Articles : Filtering spam by black words in message subjects

When messages are filtered on the server by their headers, most spam is deleted with the help of DNSBL, when the plug-in searches online black lists for the sender's IP address. This method works quite well, but quite often obvious spam comes from senders whose IP addresses are not listed in any black lists.
There is an additional method for such cases - detecting obvious spam by keywords in message bodies. The plug-in has a database of stop words from message subjects. Each word has its spam coefficient that is defined by the number of messages where this word occurs. The spam coefficient of words that occurred at least once in a normal message equals 0 and such words are automatically excluded from the list.
If filtering by stop words is enabled, the keyword database is updated automatically when you train the plug-in.
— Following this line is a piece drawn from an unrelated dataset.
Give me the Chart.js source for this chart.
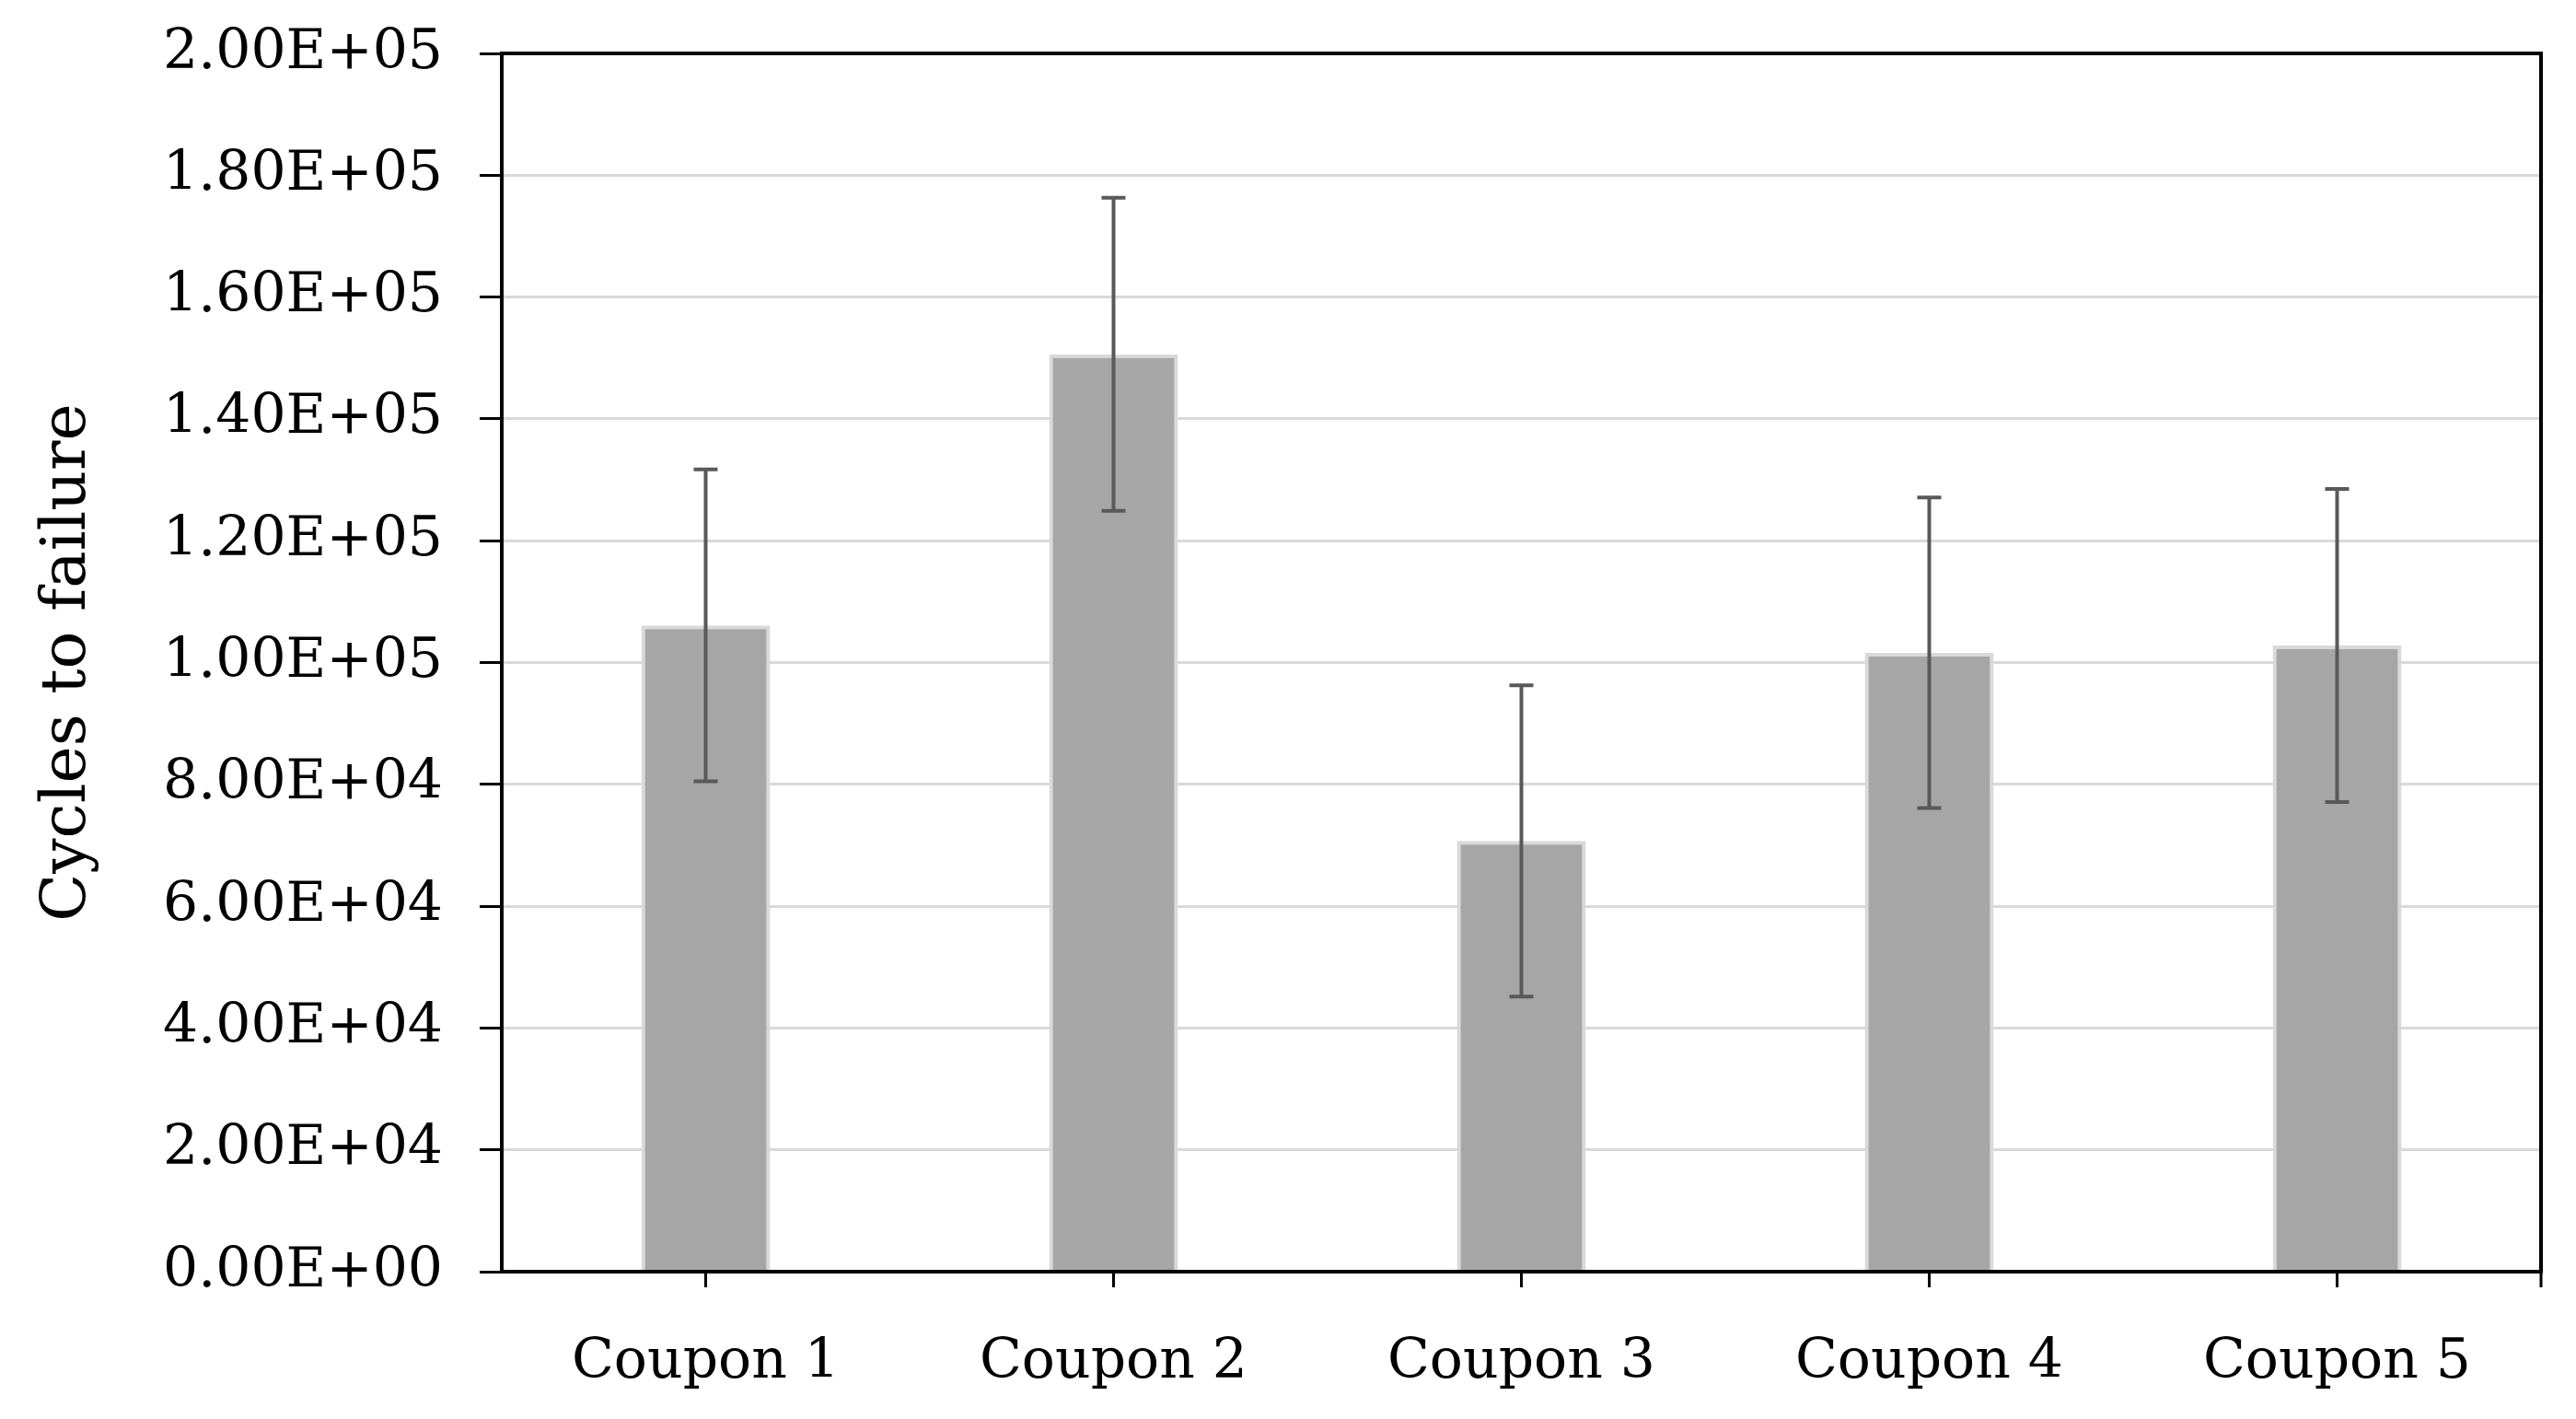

It works like this:
• Words from the subjects of messages marked as spam that are not in the database are added to it.
• If some word from a spam message is already in the database, its spam coefficient increases.
• If the plug-in comes across a word in a normal message and this word already has some spam coefficient, it is removed from the database.

By default, filtering by stop words is disabled and the database is empty. You can enable it in the dialog box with the properties of filtering by stop words that you can open by clicking the "Black words..." button on the "Filtering" tab of the plug-in configuration window.



The minimum spam coefficient for stop words defines the minimum value of this coefficient for the word to be used in filtering out messages as spam. Words whose spam coefficient is less than the specified one are ignored during filtering.

The minimum number of stop words for blocking a message defines how many stop words there should be in the body of a message for it to be filtered out as spam.

To enable filtering by stop words, you should fill the database of stop words. There are several ways to do it:
• Fill the database manually in the corresponding window.
• Import stop words from a file.
• Train the plug-in using your mail and allow it to fill the list automatically.



You can download a list of stop words for importing from here:
http://antispamsniper.com/misc/black_words.txt

Note that stop words are used to delete messages on the server! You should be really careful creating the list and avoid adding words that may occur in normal mail at least once. After you import the abovementioned list, it is recommended to train the plug-in using your normal mail in order to exclude words occurring in the subjects of normal messages from the list.